Innovate F-Lite 245:
This Innovate is made as a cross-trainer, and is a very different style of shoe than the highly cushioned running shoes on this list. We included it as an alternative for those who may already use more minimalistic, low drop shoes. Drumline members may like the low drop and feel of a cross-trainer when crabbing compared to the high drop that more cushioned shoes feature. One con to Innovate, and trail shoes, is that the increased grip can start to tear off if your ensemble is practicing a lot on asphalt. These should be worn more frequently on grass and turf fields.
The Monster is another high cushion shoe which feels extremely comfortable when on your feet for long periods of time. Of note, there is even a notable amount of cushion in the toe which felt comfortable with backwards marching when our staff tried this on. This could be a good shoe for hornline members, but may be somewhat unstable for those with a history of ankle instability. Front ensemble and drum majors would likely love this shoe for its soft, cloud-like feel while standing stationary.
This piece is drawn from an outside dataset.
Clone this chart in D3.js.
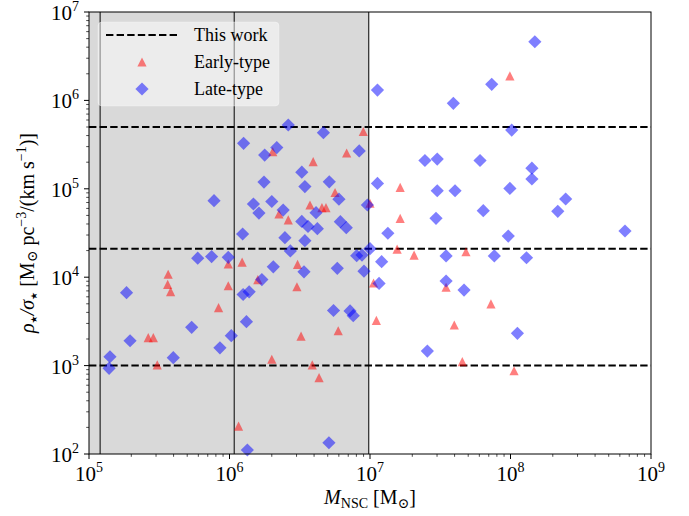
<!DOCTYPE html>
<html>
<head>
<meta charset="utf-8">
<script src="https://cdn.jsdelivr.net/npm/d3@7"></script>
<style>
  body { margin: 0; background: #fff; }
  text { font-family: "Liberation Serif", "DejaVu Serif", serif; fill: #000; }
</style>
</head>
<body>
<div id="chart"></div>
<script>
// early-type nuclei (triangles): mass [Msun], rho/sigma
var earlyMass = [9.9e7, 8.96e6, 2.03e6, 6.82e6, 3.94e6, 5.64e6, 3.74e6, 4.55e6, 4.86e6, 1.0e7,
  2.25e6, 2.62e6, 9.8e5, 1.23e6, 3.05e6, 3.66e5, 3.63e5, 3.81e5, 9.8e5, 1.59e6,
  3.02e6, 1.06e7, 8.36e5, 1.11e7, 2.64e5, 2.87e5, 3.23e6, 5.94e6, 3.06e5, 2.0e6,
  3.88e6, 4.34e6, 1.16e6, 1.64e7, 1.64e7, 1.56e7, 2.06e7, 4.82e7, 3.48e7, 7.26e7,
  3.98e7, 4.54e7, 1.06e8];
var earlyRho = [1.89e6, 4.45e5, 2.63e5, 2.54e5, 2.03e5, 9.08e4, 6.56e4, 6.14e4, 6.14e4, 6.86e4,
  5.19e4, 4.44e4, 1.41e4, 1.48e4, 1.40e4, 1.08e4, 8.3e3, 6.85e3, 8.0e3, 9.4e3,
  7.8e3, 8.6e3, 4.52e3, 3.25e3, 2.07e3, 2.07e3, 2.16e3, 2.48e3, 1.02e3, 1.18e3,
  1.02e3, 730, 207, 1.04e5, 4.64e4, 2.08e4, 1.78e4, 1.94e4, 7.7e3, 5.0e3,
  2.88e3, 1.11e3, 875];

// late-type nuclei (diamonds)
var lateMass = [1.49e8, 1.13e7, 7.35e7, 3.92e7, 1.02e8, 2.62e6, 4.66e6, 1.26e6, 1.78e6, 2.17e6,
  8.38e6, 2.46e7, 3.01e7, 6.07e7, 1.42e8, 1.42e8, 3.27e6, 1.76e6, 3.44e6, 5.13e6,
  1.13e7, 3.01e7, 4.03e7, 9.9e7, 2.47e8, 2.17e8, 6.4e7, 7.76e5, 1.48e6, 2.0e6,
  6.01e6, 9.58e6, 1.62e6, 2.41e6, 4.13e6, 2.95e7, 3.27e6, 3.62e6, 4.22e6, 6.15e6,
  6.78e6, 1.24e6, 2.48e6, 3.44e6, 1.34e7, 9.64e7, 6.53e8, 2.71e6, 1.0e7, 5.94e5,
  7.46e5, 9.8e5, 8.04e6, 8.77e6, 1.21e7, 3.48e7, 7.67e7, 1.3e8, 2.05e6, 3.39e6,
  5.85e6, 9.06e6, 1.85e5, 1.7e6, 1.16e7, 3.48e7, 4.67e7, 1.25e6, 1.38e6, 5.5e6,
  7.21e6, 7.6e6, 1.32e6, 5.38e5, 1.96e5, 1.03e6, 8.55e5, 1.41e5, 1.39e5, 3.98e5,
  1.12e8, 2.56e7, 1.34e6, 5.1e6];
var lateRho = [4.61e6, 1.31e6, 1.52e6, 9.27e5, 4.62e5, 5.27e5, 4.31e5, 3.27e5, 2.41e5, 2.93e5,
  2.68e5, 2.09e5, 2.17e5, 2.09e5, 1.71e5, 1.29e5, 1.54e5, 1.19e5, 1.06e5, 1.20e5,
  1.15e5, 9.5e4, 9.5e4, 1.01e5, 7.67e4, 5.56e4, 5.65e4, 7.33e4, 6.73e4, 7.18e4,
  7.63e4, 6.56e4, 5.32e4, 5.75e4, 5.37e4, 4.64e4, 4.27e4, 3.75e4, 3.54e4, 4.25e4,
  3.63e4, 3.08e4, 2.8e4, 2.59e4, 3.14e4, 2.92e4, 3.33e4, 1.98e4, 2.1e4, 1.64e4,
  1.71e4, 1.68e4, 1.75e4, 1.78e4, 1.5e4, 1.74e4, 1.74e4, 1.66e4, 1.31e4, 1.15e4,
  1.26e4, 1.17e4, 6.68e3, 9.4e3, 8.5e3, 9.06e3, 7.16e3, 6.37e3, 6.84e3, 4.2e3,
  4.15e3, 3.67e3, 3.14e3, 2.71e3, 1.91e3, 2.18e3, 1.59e3, 1.26e3, 932, 1.23e3,
  2.32e3, 1.46e3, 111, 134];

// "This work" levels and mass boundaries
var hLines = [5e5, 2.1e4, 1e3];
var vLines = [1.2e5, 1.08e6, 9.8e6];
var shadeTo = 9.8e6;

var xTicks = [1e5, 1e6, 1e7, 1e8, 1e9];
var yTicks = [1e2, 1e3, 1e4, 1e5, 1e6, 1e7];

var W = 689, H = 516;
var m = {left: 89, right: 38, top: 12, bottom: 62};

var svg = d3.select("#chart").append("svg")
  .attr("width", W).attr("height", H);

var x = d3.scaleLog().domain([1e5, 1e9]).range([m.left, W - m.right]);
var y = d3.scaleLog().domain([1e2, 1e7]).range([H - m.bottom, m.top]);

var plot = svg.append("g");

// grey region
plot.append("rect")
  .attr("x", x(1e5)).attr("y", y(1e7))
  .attr("width", x(shadeTo) - x(1e5))
  .attr("height", y(1e2) - y(1e7))
  .attr("fill", "#d9d9d9");

// vertical boundaries
plot.selectAll(".vl").data(vLines).enter().append("line")
  .attr("class", "vl")
  .attr("x1", d => x(d)).attr("x2", d => x(d))
  .attr("y1", y(1e7)).attr("y2", y(1e2))
  .attr("stroke", "#000").attr("stroke-width", 1);

// dashed levels
plot.selectAll(".hl").data(hLines).enter().append("line")
  .attr("class", "hl")
  .attr("x1", x(1e5)).attr("x2", x(1e9))
  .attr("y1", d => y(d)).attr("y2", d => y(d))
  .attr("stroke", "#000").attr("stroke-width", 2)
  .attr("stroke-dasharray", "7.4,3.2");

function triPath(s) {
  var p = d3.path();
  p.moveTo(0, -s); p.lineTo(-s, s); p.lineTo(s, s); p.closePath();
  return p.toString();
}
function diaPath(s) {
  var p = d3.path();
  p.moveTo(0, -s); p.lineTo(s, 0); p.lineTo(0, s); p.lineTo(-s, 0); p.closePath();
  return p.toString();
}

var early = earlyMass.map((v, i) => [v, earlyRho[i]]);
var late = lateMass.map((v, i) => [v, lateRho[i]]);

plot.selectAll(".early").data(early).enter().append("path")
  .attr("class", "early")
  .attr("d", triPath(4.6))
  .attr("transform", d => "translate(" + x(d[0]) + "," + y(d[1]) + ")")
  .attr("fill", "red").attr("fill-opacity", 0.5);

plot.selectAll(".late").data(late).enter().append("path")
  .attr("class", "late")
  .attr("d", diaPath(6.6))
  .attr("transform", d => "translate(" + x(d[0]) + "," + y(d[1]) + ")")
  .attr("fill", "blue").attr("fill-opacity", 0.5);

// frame
svg.append("rect")
  .attr("x", m.left).attr("y", m.top)
  .attr("width", W - m.left - m.right).attr("height", H - m.top - m.bottom)
  .attr("fill", "none").attr("stroke", "#000").attr("stroke-width", 1);

// ticks (log axes, major + minor)
function minors(lo, hi) {
  var out = [];
  for (var e = lo; e < hi; e++)
    for (var k = 2; k <= 9; k++) out.push(k * Math.pow(10, e));
  return out;
}
var ax = svg.append("g");
ax.selectAll(".xmaj").data(xTicks).enter().append("line")
  .attr("x1", d => x(d)).attr("x2", d => x(d))
  .attr("y1", H - m.bottom).attr("y2", H - m.bottom + 5)
  .attr("stroke", "#000");
ax.selectAll(".xmin").data(minors(5, 9)).enter().append("line")
  .attr("x1", d => x(d)).attr("x2", d => x(d))
  .attr("y1", H - m.bottom).attr("y2", H - m.bottom + 2.8)
  .attr("stroke", "#000").attr("stroke-width", 0.7);
ax.selectAll(".ymaj").data(yTicks).enter().append("line")
  .attr("x1", m.left - 5).attr("x2", m.left)
  .attr("y1", d => y(d)).attr("y2", d => y(d))
  .attr("stroke", "#000");
ax.selectAll(".ymin").data(minors(2, 7)).enter().append("line")
  .attr("x1", m.left - 2.8).attr("x2", m.left)
  .attr("y1", d => y(d)).attr("y2", d => y(d))
  .attr("stroke", "#000").attr("stroke-width", 0.7);

function powLabel(sel, d) {
  var e = Math.round(Math.log10(d));
  sel.append("tspan").text("10");
  sel.append("tspan").attr("dy", -9).attr("font-size", 14).text(e);
}
ax.selectAll(".xl").data(xTicks).enter().append("text")
  .attr("x", d => x(d)).attr("y", H - m.bottom + 27)
  .attr("text-anchor", "middle").attr("font-size", 21)
  .each(function(d) { powLabel(d3.select(this), d); });
ax.selectAll(".yl").data(yTicks).enter().append("text")
  .attr("x", m.left - 10).attr("y", d => y(d) + 8)
  .attr("text-anchor", "end").attr("font-size", 21)
  .each(function(d) { powLabel(d3.select(this), d); });

// axis labels
var xl = svg.append("text")
  .attr("x", 370).attr("y", 504)
  .attr("text-anchor", "middle").attr("font-size", 20);
xl.append("tspan").attr("font-style", "italic").text("M");
xl.append("tspan").attr("dy", 4).attr("font-size", 14).text("NSC");
xl.append("tspan").attr("dy", -4).text(" [M");
xl.append("tspan").attr("dy", 4).attr("font-size", 14).text("⊙");
xl.append("tspan").attr("dy", -4).text("]");

var yl = svg.append("text")
  .attr("transform", "translate(34," + ((m.top + H - m.bottom) / 2) + ") rotate(-90)")
  .attr("text-anchor", "middle").attr("font-size", 20);
yl.append("tspan").attr("font-style", "italic").text("ρ");
yl.append("tspan").attr("dy", 3).attr("font-size", 9).attr("font-family", "DejaVu Sans").text("★");
yl.append("tspan").attr("dy", -3).attr("font-style", "italic").text("/σ");
yl.append("tspan").attr("dy", 3).attr("font-size", 9).attr("font-family", "DejaVu Sans").text("★");
yl.append("tspan").attr("dy", -3).text(" [M");
yl.append("tspan").attr("dy", 3).attr("font-size", 14).text("⊙");
yl.append("tspan").attr("dy", -3).text(" pc");
yl.append("tspan").attr("dy", -8).attr("font-size", 14).text("−3");
yl.append("tspan").attr("dy", 8).text("/(km s");
yl.append("tspan").attr("dy", -8).attr("font-size", 14).text("−1");
yl.append("tspan").attr("dy", 8).text(")]");

// legend
var lg = svg.append("g").attr("transform", "translate(98,22)");
lg.append("rect")
  .attr("width", 181).attr("height", 84).attr("rx", 4)
  .attr("fill", "#fff").attr("fill-opacity", 0.5)
  .attr("stroke", "#fff").attr("stroke-opacity", 0.3);
lg.append("line")
  .attr("x1", 8).attr("x2", 79).attr("y1", 13).attr("y2", 13)
  .attr("stroke", "#000").attr("stroke-width", 2).attr("stroke-dasharray", "7.4,3.2");
lg.append("path").attr("d", triPath(4.6))
  .attr("transform", "translate(44,40)")
  .attr("fill", "red").attr("fill-opacity", 0.5);
lg.append("path").attr("d", diaPath(6.6))
  .attr("transform", "translate(44,67)")
  .attr("fill", "blue").attr("fill-opacity", 0.5);
var labels = ["This work", "Early-type", "Late-type"];
lg.selectAll(".lt").data(labels).enter().append("text")
  .attr("x", 96).attr("y", (d, i) => 19 + i * 27)
  .attr("font-size", 18).text(d => d);
</script>
</body>
</html>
Remember, these shoes are great for certain people but may not be the ideal shoe for you. This is not an exhaustive list of the great options that shoe companies have to offer. Other top brands, like Asics and Adidas, have excellent shoes that we did not get to research. Shoe companies are always adapting technology and are trying to offer the best shoe for your money. Go and try on some shoes at your local running shop, or a store where a knowledgeable associate can analyze what your feet need. Happy marching!
Disclaimer: Marching Health intends this material for educational purposes only. Marching Health is not liable for any injury, loss, or damage due to use of information from this content.